By Tom Perry and Omar Fahmy
Egypt’s deposed Islamist president, Mohamed Mursi, and 129 others including members of Hamas and Hezbollah, were referred to trial on Saturday on murder and other charges related to a mass jail break during the 2011 uprising against Hosni Mubarak.
These are the third set of charges brought against Mursi since he was ousted by the army in July amid street protests against his rule and they intensify the relentless repression of his Muslim Brotherhood group in the months that followed.
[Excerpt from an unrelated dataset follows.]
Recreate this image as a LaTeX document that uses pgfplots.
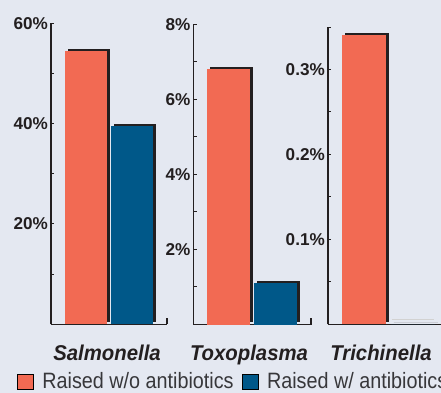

Earlier this week, the prosecutor ordered Mursi and 35 other Brotherhood leaders to stand trial in a separate case that charges them with plotting with foreigners including Hamas and Hezbollah to carry out a terrorist conspiracy against Egypt.
Those charges, described as “risible” by the Brotherhood, could result in the death penalty for Mursi and his colleagues.
On Thursday, US Defense Secretary Chuck Hagel expressed concern about the charges against Mursi and other Brotherhood leaders in a phone call with army chief General Abdel Fattah al-Sisi, the man who ousted Egypt’s first freely elected leader.
Sisi is widely seen as the person most likely to win a presidential election expected next year were he to run. The next stage in the army’s transition plan is a mid-January referendum on a new constitution.
The security forces have killed hundreds of Brotherhood supporters in the streets and arrested thousands more. The government accuses the group, previously Egypt’s best-organised political and religious movement, of turning to violence and terrorism – charges the Brotherhood denies.
In a three-page statement, investigating judge Hassan al-Samir described the new case, relating to prison breaks during the anti-Mubarak revolt, as “the most dangerous crime of terrorism the country had witnessed”.
Samir said he had uncovered a “terrorist plan” hatched by the Brotherhood long ago and carried out with foreign players including Lebanon’s Shi’ite militant Hezbollah movement and the Palestinian Islamist Hamas group which rules the Gaza Strip.
Mursi was one of those who escaped from prison after being rounded up with other Brotherhood leaders after the 18-day uprising that toppled Mubarak broke out on Jan. 25, 2011.
In a telephone interview with Al Jazeera immediately after he left prison, Mursi said the jail had been opened by locals with no instructions from Brotherhood leaders. He said he and other Brotherhood leaders had not fled and were looking for representatives of the prosecution to report what had happened.
Samir’s statement did not name the accused Hezbollah or Hamas members. A judicial source said 68 of them belonged to Hamas. At least one Hezbollah operative jailed in Egypt escaped during the chaos in 2011. He then fled to Lebanon.
An ideological cousin of the Muslim Brotherhood, Hamas had been part of an alliance including Hezbollah until the Arab Spring uprising redrew the political map of the region. Mursi’s opponents demonised the Palestinian group during his year in office, accusing it of scheming against Egypt.
Mursi and his comrades, including Brotherhood leader Mohamed Badie, were charged with killing and kidnapping policemen, attacking police facilities and carrying out the prison break.
After protests against Mubarak began, the prosecutor said, the Brotherhood, extremist groups and more than 800 militants who had infiltrated from Gaza staged attacks on police before assaulting three prisons to release their allies.
At least 50 police and prisoners were killed in the raids in which at least 20,000 criminals escaped, Samir’s statement said.
The accused were also charged with kidnapping four policemen and holding them in the Gaza Strip. It also said the men had “appropriated animal and poultry livestock” from the prisons.
The judicial source said Sheikh Yusuf al-Qaradawi, a prominent cleric based in Qatar, was among the accused.
The charges brought against Mursi and the Brotherhood this week formally implicate them in violence against security forces in the Sinai Peninsula, the desert territory bordering Israel where militant attacks spiked after Mursi’s overthrow.
Some 200 soldiers and policemen have been killed since then.
The cases also bring formal charges against members of Mursi’s presidential staff who had been held without charge since July. These include Essam El-Haddad, his national security adviser, who is accused of divulging state secrets to Hezbollah, Hamas and the Iran’s Revolutionary Guards.
Haddad and another presidential aide, Ayman Ali, were both transferred to a maximum security prison on the outskirts of Cairo on Saturday, a security official said.
The army-backed authorities have in recent weeks also charged secular activists in connection with protests organised in defiance of a new law that restricts the right to assembly.
In a move criticised by activists as an escalation against dissenters, the police raided the offices of a prominent rights organisation this week, holding five activists for nine hours and arresting another sought in connection with protests.
New York-based Human Rights Watch said on Saturday that the Egyptian security forces had “expanded their harassment of political activists”, saying the government was targeting voices demanding “justice and security agency reform”.